(Figure scripts)
━━━━━━━━━━━━━━━━━━━━━━━━━━━━━━
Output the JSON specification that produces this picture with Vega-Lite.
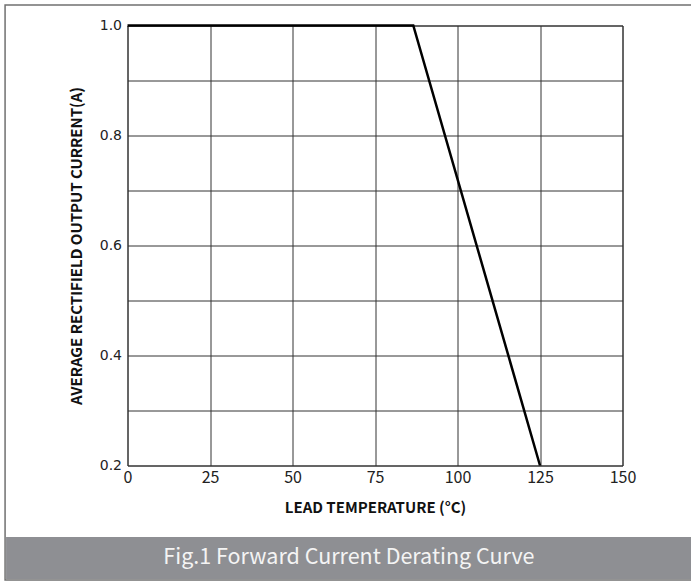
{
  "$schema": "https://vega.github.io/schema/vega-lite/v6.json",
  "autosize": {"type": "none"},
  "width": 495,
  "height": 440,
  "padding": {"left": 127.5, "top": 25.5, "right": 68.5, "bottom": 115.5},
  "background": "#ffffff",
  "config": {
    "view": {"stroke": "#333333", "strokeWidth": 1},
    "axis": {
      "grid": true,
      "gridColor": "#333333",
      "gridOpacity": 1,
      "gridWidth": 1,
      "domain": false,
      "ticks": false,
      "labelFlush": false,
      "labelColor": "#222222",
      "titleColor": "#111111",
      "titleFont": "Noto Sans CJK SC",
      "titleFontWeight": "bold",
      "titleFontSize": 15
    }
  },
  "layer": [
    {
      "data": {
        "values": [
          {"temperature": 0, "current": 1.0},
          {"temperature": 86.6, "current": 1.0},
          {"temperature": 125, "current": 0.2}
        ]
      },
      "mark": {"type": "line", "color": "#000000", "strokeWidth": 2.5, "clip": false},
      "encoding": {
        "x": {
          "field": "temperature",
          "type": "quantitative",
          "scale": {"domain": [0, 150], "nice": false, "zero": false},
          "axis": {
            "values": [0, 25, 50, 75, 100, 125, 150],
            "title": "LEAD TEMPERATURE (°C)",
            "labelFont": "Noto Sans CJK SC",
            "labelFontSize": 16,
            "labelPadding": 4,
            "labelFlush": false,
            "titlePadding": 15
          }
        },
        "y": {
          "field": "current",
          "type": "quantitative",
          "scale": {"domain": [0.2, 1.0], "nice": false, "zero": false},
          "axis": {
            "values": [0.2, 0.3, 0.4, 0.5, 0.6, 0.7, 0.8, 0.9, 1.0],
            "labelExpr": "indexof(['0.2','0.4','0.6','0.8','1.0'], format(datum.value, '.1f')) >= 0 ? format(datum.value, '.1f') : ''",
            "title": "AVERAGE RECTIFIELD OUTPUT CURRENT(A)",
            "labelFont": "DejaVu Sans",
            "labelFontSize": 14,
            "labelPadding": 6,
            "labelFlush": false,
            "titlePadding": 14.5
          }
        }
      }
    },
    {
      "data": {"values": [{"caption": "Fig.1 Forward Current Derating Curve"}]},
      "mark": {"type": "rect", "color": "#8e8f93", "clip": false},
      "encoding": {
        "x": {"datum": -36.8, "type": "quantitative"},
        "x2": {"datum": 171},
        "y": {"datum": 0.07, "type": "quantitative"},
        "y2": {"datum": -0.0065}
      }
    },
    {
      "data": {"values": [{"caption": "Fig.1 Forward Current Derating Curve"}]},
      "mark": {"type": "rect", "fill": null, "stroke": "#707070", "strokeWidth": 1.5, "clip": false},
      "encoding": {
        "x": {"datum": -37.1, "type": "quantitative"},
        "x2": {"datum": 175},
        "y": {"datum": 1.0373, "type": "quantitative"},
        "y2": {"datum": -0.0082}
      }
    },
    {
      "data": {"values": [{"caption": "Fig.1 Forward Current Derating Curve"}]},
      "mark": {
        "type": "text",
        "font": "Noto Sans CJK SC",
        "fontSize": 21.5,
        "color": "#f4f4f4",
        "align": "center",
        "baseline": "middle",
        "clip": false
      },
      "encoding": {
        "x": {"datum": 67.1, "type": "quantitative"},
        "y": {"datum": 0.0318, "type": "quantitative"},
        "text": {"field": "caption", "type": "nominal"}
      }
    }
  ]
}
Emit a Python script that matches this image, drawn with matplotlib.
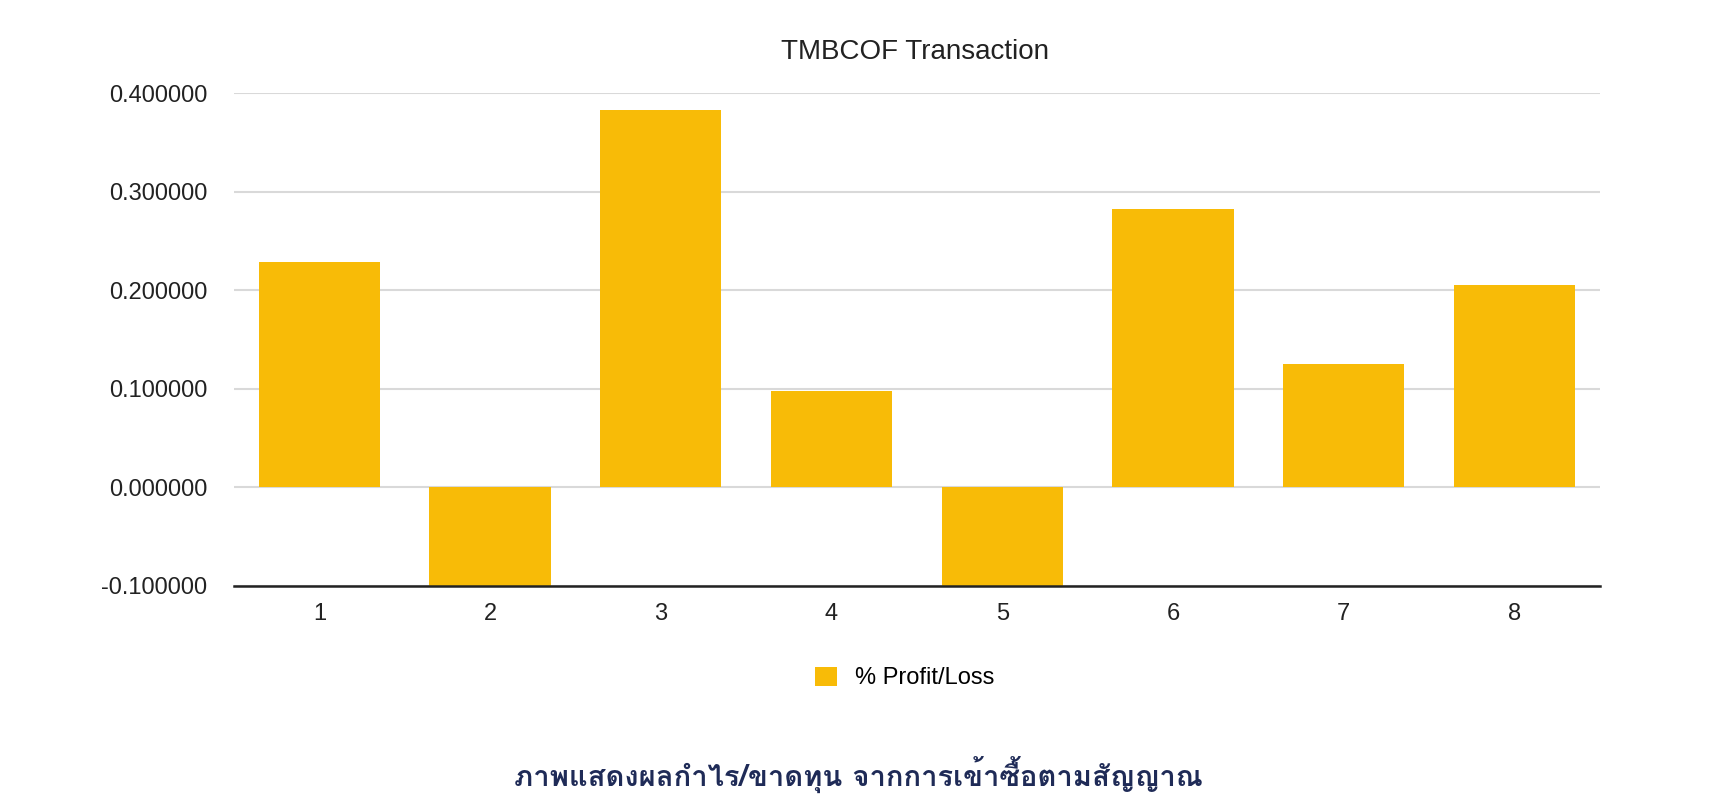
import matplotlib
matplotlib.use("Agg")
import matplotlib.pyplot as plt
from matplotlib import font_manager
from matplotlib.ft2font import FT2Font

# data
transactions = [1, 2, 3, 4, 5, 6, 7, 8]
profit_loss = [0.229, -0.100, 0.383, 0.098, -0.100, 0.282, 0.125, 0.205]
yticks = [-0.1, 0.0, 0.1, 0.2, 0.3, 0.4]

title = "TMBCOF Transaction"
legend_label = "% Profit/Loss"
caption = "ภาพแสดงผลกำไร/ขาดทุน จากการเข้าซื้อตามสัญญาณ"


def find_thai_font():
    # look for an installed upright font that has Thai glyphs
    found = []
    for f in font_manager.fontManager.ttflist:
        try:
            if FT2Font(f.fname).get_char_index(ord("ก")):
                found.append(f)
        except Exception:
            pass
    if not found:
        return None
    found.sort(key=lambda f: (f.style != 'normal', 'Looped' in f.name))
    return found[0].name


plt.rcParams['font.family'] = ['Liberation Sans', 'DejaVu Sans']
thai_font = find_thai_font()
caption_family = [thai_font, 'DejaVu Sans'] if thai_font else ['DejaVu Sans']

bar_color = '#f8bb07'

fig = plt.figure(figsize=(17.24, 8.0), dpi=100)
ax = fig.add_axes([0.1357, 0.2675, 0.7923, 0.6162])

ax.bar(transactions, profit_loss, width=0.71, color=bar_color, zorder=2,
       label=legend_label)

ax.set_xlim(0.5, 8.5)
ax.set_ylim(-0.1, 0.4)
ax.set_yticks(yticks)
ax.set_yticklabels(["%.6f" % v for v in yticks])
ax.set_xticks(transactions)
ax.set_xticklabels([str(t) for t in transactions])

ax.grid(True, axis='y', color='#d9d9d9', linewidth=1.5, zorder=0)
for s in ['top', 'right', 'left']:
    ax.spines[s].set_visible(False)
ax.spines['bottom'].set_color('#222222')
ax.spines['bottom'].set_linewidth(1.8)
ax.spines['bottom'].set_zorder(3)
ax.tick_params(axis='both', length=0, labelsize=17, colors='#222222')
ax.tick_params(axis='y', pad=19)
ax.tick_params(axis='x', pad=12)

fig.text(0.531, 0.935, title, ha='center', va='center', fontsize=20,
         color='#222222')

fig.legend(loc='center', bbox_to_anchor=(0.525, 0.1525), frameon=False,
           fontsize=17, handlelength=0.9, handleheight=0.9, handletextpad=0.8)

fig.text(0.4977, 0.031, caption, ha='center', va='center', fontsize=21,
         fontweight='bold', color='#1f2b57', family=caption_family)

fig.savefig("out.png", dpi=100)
━━━━━━━━━━━━━━━━━━━━━━━━━━━━━━
§ **SET EXERCISE**:
What is the number of lines that contain "matplotlib"? Reply with that number alone.

§ **COMPLETED TASK**:
6